The thin capitalisation rules do not apply if the debt-to-equity ratio does not exceed 3:1 for the respective tax period.
Interest expenses restricted in a given year under the thin capitalisation rules may be deducted from the financial result for tax purposes during the following years (as of January 2019, the previously existing five-year carryforward term has been removed). This reversal may be made up to the tax allowed interest expenses, as per the above formula (considering also potential limitations in the deductibility capacity under the interest limitation regime, where applicable).
Where both the borrower under a bank loan or financial lease, and its related party provide a guarantee or collateral, interest costs will not be regulated if the own guarantee / collateral provided by the borrower, is sufficient to cover the whole bank loan / lease.
Controlled foreign companies (CFCs)
A CFC regime has been introduced for the first time in Bulgaria as of 1 January 2019.
Undistributed profits of low-taxed foreign subsidiaries (and PEs) shall be included in the tax base of the Bulgarian controlling entity, subject to 10% Bulgarian CIT. Certain exemptions apply, including that profits of CFCs with substantive economic activity will not be taxed in Bulgaria.
A foreign entity or a PE is treated as a CFC if it meets the controlling interest test (generally defined as more than 50% of voting rights, capital, or entitlement to profits) and a low-taxation test.
Certain measures apply to avoid double taxation (e.g. tax credit for foreign tax paid by the CFC abroad, measures in case of subsequent dividend distribution).
As of 1 January 2020, new exit tax rules are introduced in accordance with the EU ATAD (Anti-Tax Avoidance Directive).
The transfer of assets or activities outside of Bulgaria (but within the same enterprise), may be subject to Bulgarian corporate income tax in the following scenarios:
- from a Bulgarian head office to a permanent establishment (PE) abroad,
- from a Bulgarian PE to a Head office / another PE abroad,
- transfer of assets / business in case of redomiciliation (change of the tax jurisdiction) of a Bulgarian company in certain cases,
where Bulgaria ends up losing taxing rights on any subsequent disposals of the assets / business.
Exit tax is levied on the excess of the market value of the assets / business over their tax value at the time of the transfer. If the result is a capital loss, it is tax-deductible.
Special rules are introduced in certain circumstances of transfers (e.g., of temporary nature).
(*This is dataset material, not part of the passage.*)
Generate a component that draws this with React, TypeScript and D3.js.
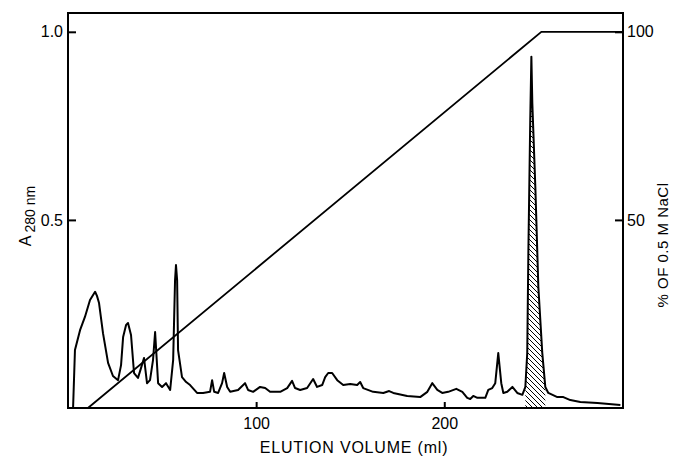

The existing rules on transfer of services between a PE and a Head office in Bulgaria and abroad, are slightly amended.
Hybrid mismatch rules
As of 1 January 2020, hybrid mismatch rules are introduced based on Directive 2017/952/EU or the so called “ATAD II”.
The new rules aim to counter tax avoidance based on different characterization of tax items between two or more jurisdictions. The regime is applicable:
- between related parties,
- between a Head office and a PE / between two PEs,
- in very limited cases between non-related parties.
Hybrid mismatches include situations, where:
- the same costs are tax deductible in two or more jurisdictions (the so called “Double deduction”), or
- tax deductible expenses / payments / losses in Bulgaria do not lead to taxable revenue in the hands of the recipient abroad (the so called “Deduction without inclusion”).